Raw data.
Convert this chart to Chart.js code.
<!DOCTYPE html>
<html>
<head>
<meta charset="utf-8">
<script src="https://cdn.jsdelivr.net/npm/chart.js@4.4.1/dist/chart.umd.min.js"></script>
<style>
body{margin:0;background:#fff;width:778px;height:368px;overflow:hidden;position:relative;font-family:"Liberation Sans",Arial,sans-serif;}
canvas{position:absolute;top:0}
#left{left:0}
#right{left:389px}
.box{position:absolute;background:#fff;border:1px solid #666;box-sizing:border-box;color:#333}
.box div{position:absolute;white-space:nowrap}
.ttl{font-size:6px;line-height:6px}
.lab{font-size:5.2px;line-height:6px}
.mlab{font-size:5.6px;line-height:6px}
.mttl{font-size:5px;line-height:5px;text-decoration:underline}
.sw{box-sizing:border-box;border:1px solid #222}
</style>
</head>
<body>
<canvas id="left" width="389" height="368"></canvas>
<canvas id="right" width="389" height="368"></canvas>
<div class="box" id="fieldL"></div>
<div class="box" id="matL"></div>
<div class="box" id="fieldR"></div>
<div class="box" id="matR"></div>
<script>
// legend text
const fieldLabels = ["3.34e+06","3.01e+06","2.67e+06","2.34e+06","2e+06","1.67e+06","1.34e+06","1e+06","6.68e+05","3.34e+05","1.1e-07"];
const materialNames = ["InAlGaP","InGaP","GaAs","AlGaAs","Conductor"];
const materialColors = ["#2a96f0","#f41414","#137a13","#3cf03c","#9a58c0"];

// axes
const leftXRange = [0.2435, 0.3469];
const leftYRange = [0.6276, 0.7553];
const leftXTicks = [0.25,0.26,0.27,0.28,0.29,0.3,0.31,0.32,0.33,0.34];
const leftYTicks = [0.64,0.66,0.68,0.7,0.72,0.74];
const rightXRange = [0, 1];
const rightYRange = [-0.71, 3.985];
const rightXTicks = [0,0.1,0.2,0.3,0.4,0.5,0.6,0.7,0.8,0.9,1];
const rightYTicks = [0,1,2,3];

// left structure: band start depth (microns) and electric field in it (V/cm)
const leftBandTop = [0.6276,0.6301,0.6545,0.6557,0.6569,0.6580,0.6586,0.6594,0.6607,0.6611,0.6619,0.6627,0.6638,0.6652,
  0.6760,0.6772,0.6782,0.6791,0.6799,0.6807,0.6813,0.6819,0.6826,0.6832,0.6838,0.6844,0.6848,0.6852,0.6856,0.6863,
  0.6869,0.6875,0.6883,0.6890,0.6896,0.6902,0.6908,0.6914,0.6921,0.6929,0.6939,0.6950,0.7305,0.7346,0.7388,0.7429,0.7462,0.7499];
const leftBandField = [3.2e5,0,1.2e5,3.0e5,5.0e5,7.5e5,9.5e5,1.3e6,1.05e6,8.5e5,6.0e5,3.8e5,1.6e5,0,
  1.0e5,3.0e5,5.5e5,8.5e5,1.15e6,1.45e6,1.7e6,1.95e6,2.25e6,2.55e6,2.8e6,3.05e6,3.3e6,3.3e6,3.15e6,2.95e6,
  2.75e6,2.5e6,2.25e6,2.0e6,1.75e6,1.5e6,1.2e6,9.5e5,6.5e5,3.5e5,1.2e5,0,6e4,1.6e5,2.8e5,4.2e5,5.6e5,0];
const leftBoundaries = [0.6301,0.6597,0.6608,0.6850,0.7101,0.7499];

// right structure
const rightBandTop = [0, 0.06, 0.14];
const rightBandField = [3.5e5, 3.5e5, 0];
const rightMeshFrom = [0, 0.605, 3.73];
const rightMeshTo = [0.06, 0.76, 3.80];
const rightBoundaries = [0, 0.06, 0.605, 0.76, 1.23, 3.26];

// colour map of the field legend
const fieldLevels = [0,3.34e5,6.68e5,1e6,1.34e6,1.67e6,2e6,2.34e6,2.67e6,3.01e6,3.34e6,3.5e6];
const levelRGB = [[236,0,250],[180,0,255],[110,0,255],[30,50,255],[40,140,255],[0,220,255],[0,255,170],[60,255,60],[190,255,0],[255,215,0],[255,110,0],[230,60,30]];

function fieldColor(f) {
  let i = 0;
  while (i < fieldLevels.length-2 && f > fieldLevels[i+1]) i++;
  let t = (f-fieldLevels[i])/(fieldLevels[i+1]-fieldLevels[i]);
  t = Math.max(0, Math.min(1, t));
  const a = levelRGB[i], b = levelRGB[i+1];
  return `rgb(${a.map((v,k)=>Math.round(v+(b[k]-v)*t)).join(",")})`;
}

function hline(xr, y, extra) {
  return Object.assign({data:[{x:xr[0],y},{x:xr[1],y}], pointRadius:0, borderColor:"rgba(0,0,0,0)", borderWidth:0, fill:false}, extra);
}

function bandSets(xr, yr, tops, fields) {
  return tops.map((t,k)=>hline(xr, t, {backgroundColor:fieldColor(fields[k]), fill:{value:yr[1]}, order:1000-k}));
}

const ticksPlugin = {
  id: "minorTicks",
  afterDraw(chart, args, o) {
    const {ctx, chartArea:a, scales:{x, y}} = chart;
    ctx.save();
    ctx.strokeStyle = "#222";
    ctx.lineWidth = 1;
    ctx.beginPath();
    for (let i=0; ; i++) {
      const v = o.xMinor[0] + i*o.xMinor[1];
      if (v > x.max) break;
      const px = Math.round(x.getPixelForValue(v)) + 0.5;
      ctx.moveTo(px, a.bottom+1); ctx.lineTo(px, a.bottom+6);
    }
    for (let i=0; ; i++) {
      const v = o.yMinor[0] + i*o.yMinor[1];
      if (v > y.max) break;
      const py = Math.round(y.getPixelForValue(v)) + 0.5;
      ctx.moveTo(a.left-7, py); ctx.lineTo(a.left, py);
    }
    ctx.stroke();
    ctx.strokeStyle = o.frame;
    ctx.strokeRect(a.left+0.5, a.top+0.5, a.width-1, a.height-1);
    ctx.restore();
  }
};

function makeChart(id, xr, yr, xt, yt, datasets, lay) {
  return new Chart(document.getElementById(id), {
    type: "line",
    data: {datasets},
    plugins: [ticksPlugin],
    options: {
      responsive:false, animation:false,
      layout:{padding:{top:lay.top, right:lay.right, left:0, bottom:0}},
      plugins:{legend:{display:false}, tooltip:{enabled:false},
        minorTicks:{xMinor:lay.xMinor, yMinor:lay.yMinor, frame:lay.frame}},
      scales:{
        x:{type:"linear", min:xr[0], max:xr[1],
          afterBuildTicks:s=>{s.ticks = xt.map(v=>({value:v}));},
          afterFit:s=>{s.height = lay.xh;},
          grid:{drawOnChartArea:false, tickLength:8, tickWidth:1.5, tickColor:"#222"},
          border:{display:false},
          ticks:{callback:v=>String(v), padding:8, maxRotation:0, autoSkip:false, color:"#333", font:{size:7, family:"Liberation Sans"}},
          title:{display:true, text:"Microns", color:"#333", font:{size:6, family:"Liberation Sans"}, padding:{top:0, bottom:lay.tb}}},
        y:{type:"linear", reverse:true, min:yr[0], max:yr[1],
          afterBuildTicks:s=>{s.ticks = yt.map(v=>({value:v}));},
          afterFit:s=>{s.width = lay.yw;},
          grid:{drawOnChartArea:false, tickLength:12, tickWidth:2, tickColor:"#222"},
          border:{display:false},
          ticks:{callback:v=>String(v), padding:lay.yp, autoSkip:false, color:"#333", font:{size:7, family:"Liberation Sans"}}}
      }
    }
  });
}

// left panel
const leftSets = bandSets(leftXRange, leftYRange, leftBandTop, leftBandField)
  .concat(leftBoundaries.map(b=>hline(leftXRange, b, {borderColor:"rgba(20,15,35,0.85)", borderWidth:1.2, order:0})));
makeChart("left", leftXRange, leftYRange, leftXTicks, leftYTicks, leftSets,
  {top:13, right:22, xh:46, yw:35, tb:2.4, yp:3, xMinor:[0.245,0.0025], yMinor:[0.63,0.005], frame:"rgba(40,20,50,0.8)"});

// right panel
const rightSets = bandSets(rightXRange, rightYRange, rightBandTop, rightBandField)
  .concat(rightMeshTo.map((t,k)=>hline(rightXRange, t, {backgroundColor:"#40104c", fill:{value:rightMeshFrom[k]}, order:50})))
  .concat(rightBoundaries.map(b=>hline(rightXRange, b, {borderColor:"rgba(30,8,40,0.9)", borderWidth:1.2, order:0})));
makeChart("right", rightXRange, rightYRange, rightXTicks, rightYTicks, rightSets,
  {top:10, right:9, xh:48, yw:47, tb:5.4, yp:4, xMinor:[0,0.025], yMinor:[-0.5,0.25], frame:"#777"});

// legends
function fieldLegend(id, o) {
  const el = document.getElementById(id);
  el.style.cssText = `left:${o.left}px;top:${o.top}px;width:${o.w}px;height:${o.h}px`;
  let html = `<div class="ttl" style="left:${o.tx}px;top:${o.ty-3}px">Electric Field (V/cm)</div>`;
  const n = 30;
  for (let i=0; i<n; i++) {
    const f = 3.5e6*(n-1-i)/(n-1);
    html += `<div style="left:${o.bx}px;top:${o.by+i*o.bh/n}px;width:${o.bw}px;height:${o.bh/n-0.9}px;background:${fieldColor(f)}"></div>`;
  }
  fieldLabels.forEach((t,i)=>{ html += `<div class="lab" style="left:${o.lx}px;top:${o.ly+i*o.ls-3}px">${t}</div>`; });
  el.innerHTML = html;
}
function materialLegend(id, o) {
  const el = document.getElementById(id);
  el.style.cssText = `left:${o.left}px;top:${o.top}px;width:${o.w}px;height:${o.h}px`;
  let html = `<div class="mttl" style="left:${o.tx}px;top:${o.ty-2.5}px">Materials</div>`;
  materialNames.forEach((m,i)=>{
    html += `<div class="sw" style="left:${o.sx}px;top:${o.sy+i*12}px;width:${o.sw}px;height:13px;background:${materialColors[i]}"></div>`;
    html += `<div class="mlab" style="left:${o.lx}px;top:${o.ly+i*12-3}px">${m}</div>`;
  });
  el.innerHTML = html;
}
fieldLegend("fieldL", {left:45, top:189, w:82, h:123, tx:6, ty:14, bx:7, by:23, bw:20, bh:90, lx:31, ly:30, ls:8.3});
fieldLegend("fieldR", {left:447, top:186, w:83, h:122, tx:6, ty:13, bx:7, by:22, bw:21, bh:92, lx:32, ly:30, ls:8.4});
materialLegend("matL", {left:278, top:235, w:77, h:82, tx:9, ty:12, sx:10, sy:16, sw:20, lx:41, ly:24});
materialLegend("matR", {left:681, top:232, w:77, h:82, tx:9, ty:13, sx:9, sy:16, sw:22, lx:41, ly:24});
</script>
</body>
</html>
==
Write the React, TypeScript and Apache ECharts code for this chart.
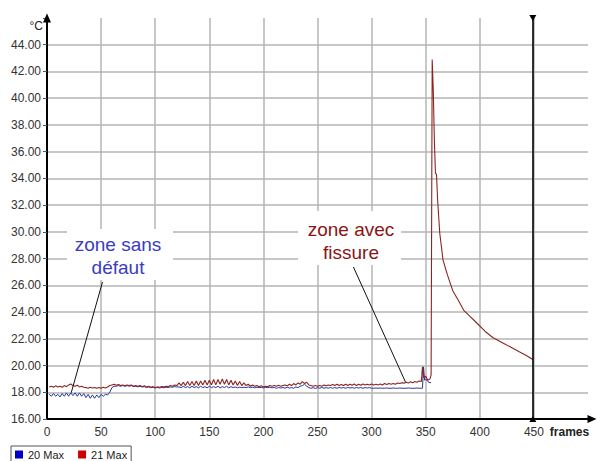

What you are asked to do. Return verbatim the lines that run from the line containing "Convert this chart to Chart.js code." through the line containing "const rightYTicks = [0,1,2,3];", inclusive.

Exercise solution.
Convert this chart to Chart.js code.
<!DOCTYPE html>
<html>
<head>
<meta charset="utf-8">
<script src="https://cdn.jsdelivr.net/npm/chart.js@4.4.1/dist/chart.umd.min.js"></script>
<style>
body{margin:0;background:#fff;width:778px;height:368px;overflow:hidden;position:relative;font-family:"Liberation Sans",Arial,sans-serif;}
canvas{position:absolute;top:0}
#left{left:0}
#right{left:389px}
.box{position:absolute;background:#fff;border:1px solid #666;box-sizing:border-box;color:#333}
.box div{position:absolute;white-space:nowrap}
.ttl{font-size:6px;line-height:6px}
.lab{font-size:5.2px;line-height:6px}
.mlab{font-size:5.6px;line-height:6px}
.mttl{font-size:5px;line-height:5px;text-decoration:underline}
.sw{box-sizing:border-box;border:1px solid #222}
</style>
</head>
<body>
<canvas id="left" width="389" height="368"></canvas>
<canvas id="right" width="389" height="368"></canvas>
<div class="box" id="fieldL"></div>
<div class="box" id="matL"></div>
<div class="box" id="fieldR"></div>
<div class="box" id="matR"></div>
<script>
// legend text
const fieldLabels = ["3.34e+06","3.01e+06","2.67e+06","2.34e+06","2e+06","1.67e+06","1.34e+06","1e+06","6.68e+05","3.34e+05","1.1e-07"];
const materialNames = ["InAlGaP","InGaP","GaAs","AlGaAs","Conductor"];
const materialColors = ["#2a96f0","#f41414","#137a13","#3cf03c","#9a58c0"];

// axes
const leftXRange = [0.2435, 0.3469];
const leftYRange = [0.6276, 0.7553];
const leftXTicks = [0.25,0.26,0.27,0.28,0.29,0.3,0.31,0.32,0.33,0.34];
const leftYTicks = [0.64,0.66,0.68,0.7,0.72,0.74];
const rightXRange = [0, 1];
const rightYRange = [-0.71, 3.985];
const rightXTicks = [0,0.1,0.2,0.3,0.4,0.5,0.6,0.7,0.8,0.9,1];
const rightYTicks = [0,1,2,3];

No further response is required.